The USEPA actions will pressure Congress to act, which could provide more certainty for business as to source category priorities, timing, minimum emission and other requirements. It could also provide tax incentives and create a revenue opportunity (cap and trade) as well as a cost burden. Source categories such as coal power facilities will likely be targeted first, but other sources will likely follow. The treatment of natural gas will also be important since many utilities and other businesses have moved to this lower cost, more scalable source of power. 

How will business finance these requirements?

At the utility level, the costs will be borne either directly by rate payers in new or reconstructed utility-owned power plants using cleaner power, or indirectly by renewable energy generated power purchased at a feed in tariff (FIT) under PPAs.

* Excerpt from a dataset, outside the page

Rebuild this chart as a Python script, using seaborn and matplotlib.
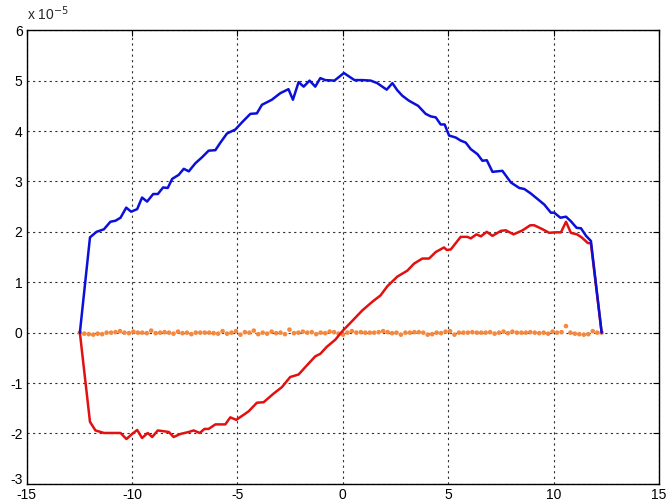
import numpy as np
import pandas as pd
import matplotlib
matplotlib.use("Agg")
import matplotlib.pyplot as plt
import matplotlib.transforms as mtransforms
import seaborn as sns
from matplotlib.ticker import FuncFormatter

SCALE = 1e-5

blue_x = [-12.48, -12.0, -11.69, -11.34, -11.03, -10.79, -10.55, -10.28, -10.05, -9.76,
          -9.53, -9.29, -9.0, -8.78, -8.53, -8.31, -8.10, -7.79, -7.55, -7.31,
          -7.0, -6.68, -6.37, -6.05, -5.81, -5.5, -5.1, -4.79, -4.39, -4.08,
          -3.84, -3.37, -2.97, -2.58, -2.37, -2.1, -1.86, -1.58, -1.31, -1.07,
          -0.84, -0.40, 0.05, 0.55, 0.92, 1.32, 1.63, 2.08, 2.35, 2.58,
          2.82, 3.14, 3.57, 3.93, 4.17, 4.41, 4.64, 4.83, 5.04, 5.36,
          5.59, 5.83, 6.07, 6.39, 6.62, 6.83, 7.10, 7.57, 7.97, 8.37,
          8.61, 8.92, 9.24, 9.56, 9.87, 10.03, 10.32, 10.59, 10.82, 11.09,
          11.3, 11.54, 11.77, 12.28]
blue_y = [0.0, 1.89, 2.0, 2.05, 2.2, 2.22, 2.28, 2.48, 2.40, 2.45,
          2.68, 2.60, 2.75, 2.75, 2.88, 2.87, 3.05, 3.13, 3.25, 3.20,
          3.36, 3.48, 3.61, 3.62, 3.77, 3.95, 4.03, 4.17, 4.34, 4.35,
          4.52, 4.62, 4.75, 4.83, 4.62, 4.97, 4.88, 5.0, 4.88, 5.05,
          5.01, 5.0, 5.15, 5.01, 5.01, 5.0, 4.95, 4.82, 4.95, 4.81,
          4.70, 4.60, 4.50, 4.34, 4.29, 4.27, 4.13, 4.13, 3.91, 3.87,
          3.81, 3.77, 3.64, 3.54, 3.41, 3.42, 3.19, 3.21, 2.98, 2.87,
          2.85, 2.76, 2.65, 2.54, 2.38, 2.38, 2.28, 2.30, 2.21, 2.08,
          2.07, 1.92, 1.82, 0.0]

red_x = [-12.48, -12.0, -11.74, -11.34, -10.55, -10.27, -10.0, -9.76, -9.53, -9.26,
         -9.05, -8.78, -8.26, -8.03, -7.71, -7.31, -7.08, -6.79, -6.57, -6.37,
         -6.05, -5.58, -5.34, -5.06, -4.71, -4.47, -4.08, -3.76, -3.29, -2.89,
         -2.50, -2.1, -1.71, -1.31, -1.07, -0.76, -0.36, 0.0, 0.44, 0.92,
         1.39, 1.79, 2.11, 2.58, 3.06, 3.38, 3.77, 4.09, 4.41, 4.80,
         4.93, 5.12, 5.59, 5.91, 6.07, 6.34, 6.55, 6.83, 7.1, 7.5,
         7.73, 8.1, 8.53, 8.89, 9.08, 9.48, 9.79, 10.06, 10.35, 10.59,
         10.82, 11.11, 11.33, 11.62, 11.77, 12.28]
red_y = [0.0, -1.77, -1.94, -1.99, -1.99, -2.11, -2.01, -1.93, -2.09, -1.99,
         -2.07, -1.94, -1.97, -2.07, -2.01, -1.97, -1.94, -1.99, -1.91, -1.91,
         -1.82, -1.82, -1.68, -1.73, -1.63, -1.56, -1.39, -1.38, -1.21, -1.08,
         -0.88, -0.83, -0.65, -0.47, -0.42, -0.28, -0.14, 0.04, 0.23, 0.44,
         0.61, 0.74, 0.92, 1.11, 1.23, 1.37, 1.47, 1.47, 1.60, 1.69,
         1.64, 1.65, 1.90, 1.90, 1.87, 1.95, 1.91, 2.0, 1.92, 2.02,
         2.03, 1.95, 2.03, 2.13, 2.13, 2.05, 1.98, 1.99, 1.99, 2.20,
         1.98, 1.95, 1.89, 1.78, 1.77, 0.0]

dot_x = list(np.linspace(-12.48, 12.28, 118))
dot_y = [0.0, -0.02, -0.03, -0.04, -0.02, -0.03, 0.0, 0.0, 0.01, 0.03,
         0.0, -0.01, 0.02, 0.0, 0.0, -0.01, 0.04, -0.01, 0.0, 0.01,
         0.0, -0.02, 0.02, -0.01, 0.0, -0.03, 0.0, 0.0, 0.0, 0.0,
         -0.01, -0.02, 0.03, -0.02, 0.0, 0.03, -0.04, 0.01, 0.0, 0.04,
         -0.03, 0.0, -0.02, 0.02, -0.01, 0.0, -0.03, 0.06, -0.01, 0.0,
         0.02, 0.0, 0.01, -0.03, 0.0, -0.01, 0.02, 0.01, -0.02, -0.04,
         0.0, 0.03, 0.0, 0.01, 0.0, 0.0, 0.0, 0.01, 0.03, 0.01,
         -0.01, 0.0, -0.04, 0.0, 0.0, 0.01, 0.01, 0.0, -0.04, -0.03,
         0.0, -0.01, 0.02, 0.03, -0.04, 0.0, 0.0, 0.0, 0.01, 0.0,
         0.0, 0.0, 0.01, -0.02, 0.0, 0.02, -0.01, 0.02, 0.0, 0.0,
         0.0, 0.01, 0.0, -0.01, 0.0, -0.02, 0.02, 0.0, 0.01, 0.13,
         0.0, -0.02, -0.03, -0.04, -0.03, 0.03, 0.0, 0.0]

x_ticks = [-15, -10, -5, 0, 5, 10, 15]
y_ticks = [-3, -2, -1, 0, 1, 2, 3, 4, 5, 6]

sns.set_style("white")
plt.rcParams['font.family'] = ['Liberation Sans', 'DejaVu Sans']

fig = plt.figure(figsize=(6.69, 5.03), dpi=100)
ax = fig.add_axes([0.040, 0.038, 0.945, 0.902])

blue_df = pd.DataFrame({"x": blue_x, "y": np.array(blue_y) * SCALE})
red_df = pd.DataFrame({"x": red_x, "y": np.array(red_y) * SCALE})
dot_df = pd.DataFrame({"x": dot_x, "y": np.array(dot_y) * SCALE})

sns.scatterplot(data=dot_df, x="x", y="y", ax=ax, color="#F5883F", s=11,
                edgecolor="none", zorder=2)
sns.lineplot(data=red_df, x="x", y="y", ax=ax, color="#E21010", linewidth=1.8,
             sort=False, estimator=None, zorder=3)
sns.lineplot(data=blue_df, x="x", y="y", ax=ax, color="#0A10D8", linewidth=1.8,
             sort=False, estimator=None, zorder=4)

ax.set_xlim(-15, 15)
ax.set_ylim(-3 * SCALE, 6 * SCALE)
ax.set_xticks(x_ticks)
ax.set_yticks([t * SCALE for t in y_ticks])
ax.yaxis.set_major_formatter(FuncFormatter(lambda v, p: f"{v / SCALE:.0f}"))
ax.xaxis.set_major_formatter(FuncFormatter(lambda v, p: f"{v:.0f}"))
ax.set_xlabel("")
ax.set_ylabel("")

ax.grid(True, color="#333333", linestyle=(0, (2, 3)), linewidth=0.8)
ax.set_axisbelow(True)
for s in ax.spines.values():
    s.set_color("black")
    s.set_linewidth(1.0)
ax.tick_params(direction="in", length=4, width=0.8, top=True, right=True,
               labelsize=10, pad=3, colors="black")

# nudge the bottom y label ("-3") up slightly, as in the reference
fig.canvas.draw()
ylabels = ax.get_yticklabels()
shift = mtransforms.ScaledTranslation(0, 4 / 72, fig.dpi_scale_trans)
ylabels[0].set_transform(ylabels[0].get_transform() + shift)

fig.text(0.040, 0.955, r"x 10$^{-5}$", fontsize=10, ha="left", va="bottom")

fig.savefig("out.png", dpi=100)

Compliance will require balance sheet financings in many cases, but some businesses with power plants may have the opportunity for project finance of renewable energy facilities depending on the creditworthiness of the offtaker. It is unlikely that renewable energy facilities can scale fast enough for compliance purposes even with a meaningful FIT.  For example, to replace one central coal fired plant may require a GW of electricity. 

While the USEPA regulations may be slowed by legal challenges, it seems clear the US will act in some way to reduce greenhouse gas emissions.